Russel Metals Inc. sued Ball Construction Inc. ("Ball") for damages for the cost of correcting deficiencies in the structure of a building, lost productivity and the costs incurred in investigating the building deficiencies totaling $5,000,000.00. The action made allegations against Ball, the general contractor, and its subcontractors. There was some question as to whether one subcontractor had a separate contract from Ball's contract. Ball added Aviva Insurance ("Aviva") as a third party alleging that Aviva owed indemnity and a defence for Ball. Aviva brought the within motion before Justice Allen to determine the issue of whether it owed a duty to defend and, if not, to strike the third party claim. Aviva appointed defence counsel for Ball pursuant to a Reservation of Rights letter. The CGL policy, in this case, would only respond if the damage done was to work other than Ball's, which was excluded under the policy.

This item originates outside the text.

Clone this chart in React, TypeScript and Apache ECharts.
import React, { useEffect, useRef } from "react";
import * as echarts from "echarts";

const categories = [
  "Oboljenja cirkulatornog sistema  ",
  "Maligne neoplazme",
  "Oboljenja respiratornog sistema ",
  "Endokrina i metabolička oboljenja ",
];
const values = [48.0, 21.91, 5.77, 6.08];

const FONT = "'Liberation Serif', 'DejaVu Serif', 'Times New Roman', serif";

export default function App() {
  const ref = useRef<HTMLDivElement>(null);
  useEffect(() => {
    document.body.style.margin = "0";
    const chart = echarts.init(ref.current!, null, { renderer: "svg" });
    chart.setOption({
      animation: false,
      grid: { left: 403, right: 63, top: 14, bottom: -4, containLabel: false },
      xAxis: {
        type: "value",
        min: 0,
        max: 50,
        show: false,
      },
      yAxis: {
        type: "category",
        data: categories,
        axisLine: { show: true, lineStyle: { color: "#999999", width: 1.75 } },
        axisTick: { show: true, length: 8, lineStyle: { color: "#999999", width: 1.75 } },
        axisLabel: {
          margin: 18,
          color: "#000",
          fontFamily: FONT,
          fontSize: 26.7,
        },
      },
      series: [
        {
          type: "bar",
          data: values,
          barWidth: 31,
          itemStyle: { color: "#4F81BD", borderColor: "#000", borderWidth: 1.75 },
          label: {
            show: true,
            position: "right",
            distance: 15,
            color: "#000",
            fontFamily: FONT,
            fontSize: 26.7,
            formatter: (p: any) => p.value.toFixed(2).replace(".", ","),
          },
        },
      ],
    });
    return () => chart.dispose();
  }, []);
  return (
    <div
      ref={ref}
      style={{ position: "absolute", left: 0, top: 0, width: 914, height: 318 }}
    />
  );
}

Regarding the duty to defend, Justice Allen applied the test from Nichols v. American Home Assurance Co. (1990) 1 S.C.R. 801 which provided that a duty to defend was much broader than a duty to indemnify and that "the mere possibility that a claim within the policy might succeed suffices". The CGL policy at issue would have to include no applicable exclusion and the claim need only raise a possibility that the incident resulting in damage was to work other than that of Ball.

Justice Allen held that this was not a case to review extrinsic evidence to determine whether there was a duty to defend as had been permitted in Monenco Ltd. v. Commonweath Insurance [2001] 2 S.C.R. 699. Justice Allen held that any examination of whether one subcontractor had an independent contract with the plaintiff including any review of associated reports in that regard would require factual findings and were contentious issues. As such, it was appropriate for the court to look only at the Statement of Claim and not pleadings filed by other parties as same would again advance other contentious facts and issues. Allen J. found that the allegations in the Statement of Claim were clearly directed against the work of Ball and its subcontractors.

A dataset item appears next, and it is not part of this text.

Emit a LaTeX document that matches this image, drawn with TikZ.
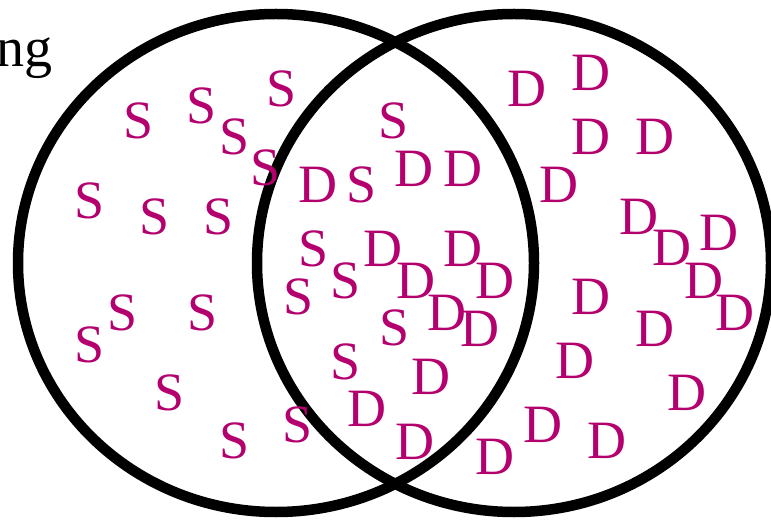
\documentclass[tikz,border=0pt]{standalone}
\usepackage{fontspec}
\setmainfont{Liberation Serif}
\definecolor{letmag}{RGB}{180,0,110}
\tikzset{
  setring/.style={draw=black, line width=10.5pt},
  sym/.style={text=letmag, inner sep=0pt, anchor=center, font=\fontsize{54}{54}\selectfont},
  lbl/.style={text=black, inner sep=0pt, font=\fontsize{56}{56}\selectfont}
}
\begin{document}
\begin{tikzpicture}[x=1pt,y=-1pt]
\useasboundingbox (0,0) rectangle (771,521);
\clip (0,0) rectangle (771,521);
% sets
\draw[setring] (276,263) ellipse [x radius=258, y radius=249];
\draw[setring] (514,263) ellipse [x radius=257, y radius=249];
% partial label
\node[lbl, anchor=base east] (lab) at (53,67) {ng};
% S letters
\foreach \x/\y [count=\i] in {139/121,202/106,235/137,282/89,266/168,90/201,155/217,219/217,
  362/185,394/121,314/249,346/281,299/297,395/328,346/362,298/425,123/313,90/345,203/313,170/393,235/441}
  \node[sym] (s\i) at (\x,\y) {S};
% D letters
\foreach \x/\y [count=\i] in {318/185,527/89,591/73,591/137,655/137,414/169,463/169,559/185,639/217,
  672/248,719/233,383/249,463/249,416/281,495/281,447/313,480/329,431/377,367/409,415/442,
  495/457,543/425,607/441,575/361,591/297,655/329,687/393,704/281,735/313}
  \node[sym] (d\i) at (\x,\y) {D};
\end{tikzpicture}
\end{document}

Ball also claimed prejudice resulting from Aviva's Reservation of Rights letter pursuant to which Aviva had appointed defence counsel but also had delineated coverage issues and asserted a need for further investigation.

Justice Allen considered the elements delineated in the Rosenblood Estate v Law Society of Upper Canada (1989) 37 C.C.L.I. 142 (Ont. H.C.) affirmed Ont. CA (1992) 16 C.C.L.I. (2d) 226 which required timely advice and action by insurers issuing Reservation of Rights letters. Justice Allen examined Aviva's use of the Reservation of Rights letter and found that Aviva had retained counsel for Ball very quickly. Aviva had issued a Reservation of Rights letter shortly thereafter that clearly informed Ball of Aviva's concerns regarding coverage and that investigation was required.

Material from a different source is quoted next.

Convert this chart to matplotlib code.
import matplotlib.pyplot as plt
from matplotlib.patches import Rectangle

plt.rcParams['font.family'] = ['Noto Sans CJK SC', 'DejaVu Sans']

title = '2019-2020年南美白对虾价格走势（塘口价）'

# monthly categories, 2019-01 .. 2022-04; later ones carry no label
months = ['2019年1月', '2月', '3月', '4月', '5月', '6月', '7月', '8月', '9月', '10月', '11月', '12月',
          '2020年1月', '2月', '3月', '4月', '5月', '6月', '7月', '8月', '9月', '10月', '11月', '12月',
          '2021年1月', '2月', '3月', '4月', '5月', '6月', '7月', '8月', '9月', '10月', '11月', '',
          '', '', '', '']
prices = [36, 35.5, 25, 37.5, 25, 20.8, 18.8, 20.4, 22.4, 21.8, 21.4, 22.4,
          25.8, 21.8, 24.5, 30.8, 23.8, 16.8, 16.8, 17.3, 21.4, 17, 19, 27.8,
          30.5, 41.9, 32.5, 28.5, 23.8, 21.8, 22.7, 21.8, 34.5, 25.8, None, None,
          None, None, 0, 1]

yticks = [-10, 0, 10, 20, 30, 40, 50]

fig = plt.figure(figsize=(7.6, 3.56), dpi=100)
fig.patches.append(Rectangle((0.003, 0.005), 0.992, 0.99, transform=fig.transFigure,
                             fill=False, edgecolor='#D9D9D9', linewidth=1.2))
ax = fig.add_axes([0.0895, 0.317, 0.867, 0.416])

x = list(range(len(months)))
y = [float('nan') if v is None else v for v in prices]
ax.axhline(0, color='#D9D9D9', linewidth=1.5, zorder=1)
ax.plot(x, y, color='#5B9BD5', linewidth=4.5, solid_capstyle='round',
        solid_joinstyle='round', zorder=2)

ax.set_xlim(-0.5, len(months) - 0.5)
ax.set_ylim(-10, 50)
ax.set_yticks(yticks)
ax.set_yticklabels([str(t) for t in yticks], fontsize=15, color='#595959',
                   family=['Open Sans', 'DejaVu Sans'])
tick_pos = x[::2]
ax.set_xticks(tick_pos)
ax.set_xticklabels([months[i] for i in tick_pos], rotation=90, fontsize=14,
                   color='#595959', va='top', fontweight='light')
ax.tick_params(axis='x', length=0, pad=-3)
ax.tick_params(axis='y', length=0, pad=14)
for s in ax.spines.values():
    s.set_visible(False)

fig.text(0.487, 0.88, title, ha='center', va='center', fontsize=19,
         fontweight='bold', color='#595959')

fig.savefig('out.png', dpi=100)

Justice Allen further dismissed Ball's claims of prejudice that service by Aviva's appointed defence counsel of a Response to Demand for Particulars failed to address key property damage issues (which could have established whether the policy was triggered) and that such failure stymied Ball's ability to serve a second such Demand. Justice Allen found that Ball could not have relied to its detriment on Aviva in this regard as Ball knew it could retain its own counsel in light of the Reservation Rights letter. Further, there was no rule or substantive law to preclude Ball from further serving another Demand.

Justice Allen ordered that Aviva's policy did not have to respond.

Insurers should always keep timely issuance and action in mind regarding Reservation of Rights letters. Such letters should be issued as soon as coverage issues arise and should not be forgotten. Waiting too long to take an off coverage position may very well result in a finding of prejudice and the insurer may be estopped from doing so.